It is now common knowledge that all traumatic experience is lodged in the cellular memory. Even perhaps the unresolved traumas of our ancestors passed down through our DNA. This means that we’re vulnerable to a present experience in the here and now triggering that memory and flooding us with those same feelings from long ago. The most obvious example is a way a car backfiring can unleash a PTSD veteran’s memory of gunshots. From this extreme all the way down to a stern rebuke in a classroom taking us back to a moment when a mean teacher shamed us in front of the class.
But it also works the other way. The way the smell of a freshly-baked pie brings us back to the warmth and comfort of Grandma’s kitchen. Or a song on the radio evokes our first kiss. The mere feel of an old blanket brings us the same feeling of security we felt as a 5-year old.

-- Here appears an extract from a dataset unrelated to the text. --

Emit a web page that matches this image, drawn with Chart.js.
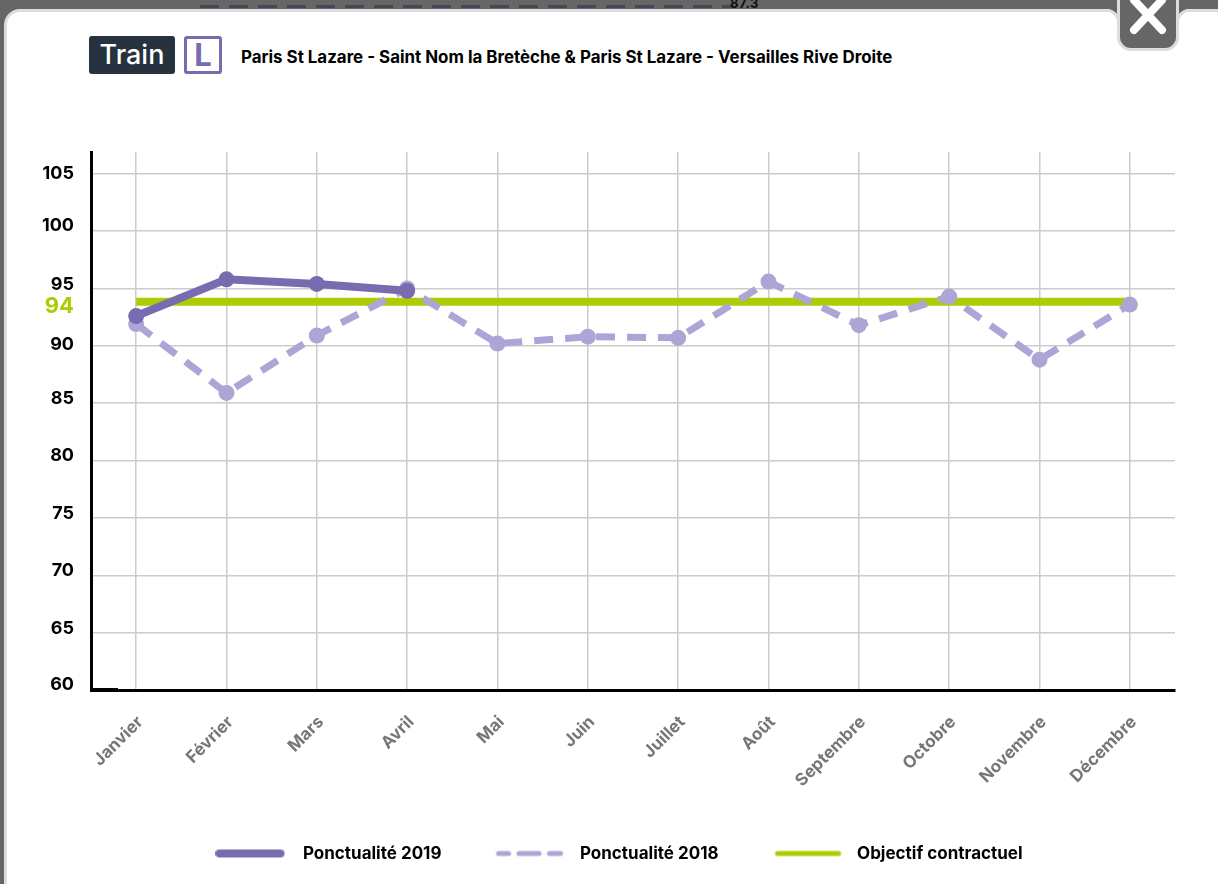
<!DOCTYPE html>
<html lang="fr">
<head>
<meta charset="utf-8">
<title>Ponctualité Train L</title>
<script src="https://cdn.jsdelivr.net/npm/chart.js@4"></script>
<style>
html,body{margin:0;padding:0;width:1218px;height:884px;overflow:hidden;background:#666;font-family:Inter,"Open Sans",sans-serif}
#stray{position:absolute;left:730px;top:-5px;font:700 13px Inter,sans-serif;color:#111;letter-spacing:.5px}
#dashes{position:absolute;left:200px;top:5px;width:535px;height:3px;background:repeating-linear-gradient(90deg,#4a4658 0 19px,transparent 19px 29px)}
#modal{position:absolute;left:4px;top:9px;width:1240px;height:890px;box-sizing:border-box;background:#fff;border:3px solid #ddd;border-radius:16px}
#notch{position:absolute;left:1117px;top:-4px;width:62px;height:55px;box-sizing:border-box;background:#666;border:3px solid #ddd;border-top:0;border-radius:0 0 14px 14px}
#notch svg{position:absolute;left:8px;top:2px}
.corner{position:absolute;top:9px;width:14px;height:14px}
#cl{left:1106px;background:radial-gradient(circle at 0 100%,#fff 11px,#ddd 11.5px 14px,#666 14.5px)}
#cr{left:1176px;background:radial-gradient(circle at 100% 100%,#fff 11px,#ddd 11.5px 14px,#666 14.5px)}
#badge{position:absolute;left:89px;top:36px;width:86px;height:38px;background:#26323e;border-radius:3px;color:#fff;font:500 27px/38px Inter,sans-serif;text-align:center}
#line{position:absolute;left:184px;top:36px;width:38px;height:38px;box-sizing:border-box;border:3px solid #786bb0;border-radius:3px;color:#786bb0;font:700 31px/32px Inter,sans-serif;text-align:center}
#title{position:absolute;left:241px;top:46px;font:700 16.9px/22px Inter,sans-serif;color:#000;white-space:nowrap}
canvas{position:absolute;left:0;top:0}
</style>
</head>
<body>
<div id="dashes"></div>
<div id="stray">87.3</div>
<div id="modal"></div>
<div id="cl" class="corner"></div>
<div id="cr" class="corner"></div>
<div id="notch"><svg width="40" height="40" viewBox="0 0 40 40"><path d="M6 2 L34 32 M34 2 L6 32" stroke="#fff" stroke-width="8" stroke-linecap="round"/></svg></div>
<div id="badge">Train</div>
<div id="line">L</div>
<div id="title">Paris St Lazare - Saint Nom la Bretèche &amp; Paris St Lazare - Versailles Rive Droite</div>
<canvas id="c" width="1218" height="884"></canvas>
<script>
const categories = ["Janvier","Février","Mars","Avril","Mai","Juin","Juillet","Août","Septembre","Octobre","Novembre","Décembre"];
const ponctualite2019 = [92.6,95.8,95.4,94.8,null,null,null,null,null,null,null,null];
const ponctualite2018 = [91.9,85.9,90.9,95.0,90.2,90.8,90.7,95.6,91.8,94.3,88.8,93.6];
const objectif = [93.85,93.85,93.85,93.85,93.85,93.85,93.85,93.85,93.85,93.85,93.85,93.85];
const yTicks = [60,65,70,75,80,85,90,94,95,100,105];
const objectifTick = 94;
const seriesNames = ["Ponctualité 2019","Ponctualité 2018","Objectif contractuel"];
const labelShift = {105:0,100:-6,95:-4,94:6,90:-1,85:-5,80:-5,75:-4,70:-5,65:-4,60:-5};

const PURPLE="#786bb0", LILAC="#ada5d6", GREEN="#aecb06";
const FONT='Inter, "Open Sans", sans-serif';

function swatch(color,h,segments){
  const cv=document.createElement('canvas');cv.width=79;cv.height=12;
  const x=cv.getContext('2d');x.strokeStyle=color;x.lineWidth=h;x.lineCap='round';
  segments.forEach(s=>{x.beginPath();x.moveTo(s[0]+h/2,6);x.lineTo(s[1]-h/2,6);x.stroke();});
  return cv;
}
const swatches=[swatch(PURPLE,8,[[0,69]]),swatch(LILAC,5,[[3.5,18.5],[24,49],[54.5,70.5]]),swatch(GREEN,5,[[5.5,71.5]])];

const tweakLabels={
  id:'tweakLabels',
  beforeDraw(chart){
    const s=chart.scales.y;
    s.getLabelItems().forEach((it,i)=>{
      if(it._moved) return;
      it.options.translation[1]+=labelShift[s.ticks[i].value]||0;
      it._moved=true;
    });
    chart.scales.x.getLabelItems().forEach(it=>{
      if(it._moved) return;
      it.options.translation[0]+=4;
      it.options.translation[1]+=2;
      it._moved=true;
    });
  },
  afterDatasetsDraw(chart){
    const a=chart.chartArea,c=chart.ctx;
    c.save();c.fillStyle='#000';c.fillRect(a.left-1,a.bottom-2,28,2);c.restore();
  }
};

new Chart(document.getElementById('c'),{
  type:'line',
  plugins:[tweakLabels],
  data:{labels:categories,datasets:[
    {label:seriesNames[0],data:ponctualite2019,borderColor:PURPLE,backgroundColor:PURPLE,borderWidth:8,pointRadius:8,pointBorderWidth:0,spanGaps:false,tension:0},
    {label:seriesNames[1],data:ponctualite2018,borderColor:LILAC,backgroundColor:LILAC,borderWidth:7,borderDash:[19,12],pointRadius:8,pointBorderWidth:0,tension:0},
    {label:seriesNames[2],data:objectif,borderColor:GREEN,backgroundColor:GREEN,borderWidth:8,pointRadius:0,tension:0}
  ]},
  options:{
    responsive:false,animation:false,
    layout:{padding:{left:63,right:43,top:152,bottom:12}},
    plugins:{
      title:{display:false},tooltip:{enabled:false},
      legend:{
        position:'bottom',
        labels:{
          usePointStyle:true,pointStyleWidth:79,padding:51,color:'#000',
          font:{family:FONT,size:17,weight:'700'},
          generateLabels(chart){
            return chart.data.datasets.map((d,i)=>({text:d.label,pointStyle:swatches[i],datasetIndex:i,fontColor:'#000',lineWidth:0}));
          }
        }
      }
    },
    scales:{
      x:{
        offset:true,
        afterFit(s){s.height=104;},
        border:{color:'#000',width:3},
        grid:{color:'#ccc',lineWidth:1.5,offset:false,drawTicks:false},
        ticks:{color:'#777',font:{family:FONT,size:17,weight:'700'},minRotation:45,maxRotation:45,padding:20,autoSkip:false}
      },
      y:{
        min:60,max:106.9,
        afterBuildTicks(s){s.ticks=yTicks.map(v=>({value:v}));},
        afterFit(s){s.width=28;s._computeLabelArea=()=>undefined;},
        border:{color:'#000',width:3},
        grid:{color:c=>c.tick&&c.tick.value===objectifTick?'rgba(0,0,0,0)':'#ccc',lineWidth:1.5,drawTicks:false},
        ticks:{
          autoSkip:false,padding:17,
          color:c=>c.tick.value===objectifTick?GREEN:'#000',
          font:c=>({family:FONT,weight:'700',size:c.tick&&c.tick.value===objectifTick?22:18}),
          callback:v=>String(v)
        }
      }
    }
  }
});
</script>
</body>
</html>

So it was a great pleasure when an SF School alum I taught for 11 years came to my Jazz Workshop yesterday, now as an adult Special Education teacher. The smile on his face as he reunited with the Orff instruments he used to play all those years, played familiar clapping plays with the fellow participants, sang the songs he used to sing with his same old teacher leading the class, was a grand pleasure for me to witness. And for him to experience as all the happy memories flooded in. He spontaneously testified before the class that he was a kid (and is an adult) “on the spectrum” and that much of school, even our lovely supportive school, caused him stress and anxiety. But that music class was his safe place, his happy place, where he felt at ease, competent, comfortable and joyful.
A reminder to all us teachers that providing safe and happy classes for all kids gets deeps into their cellular memories and will echo down the years their whole lives. May it be so!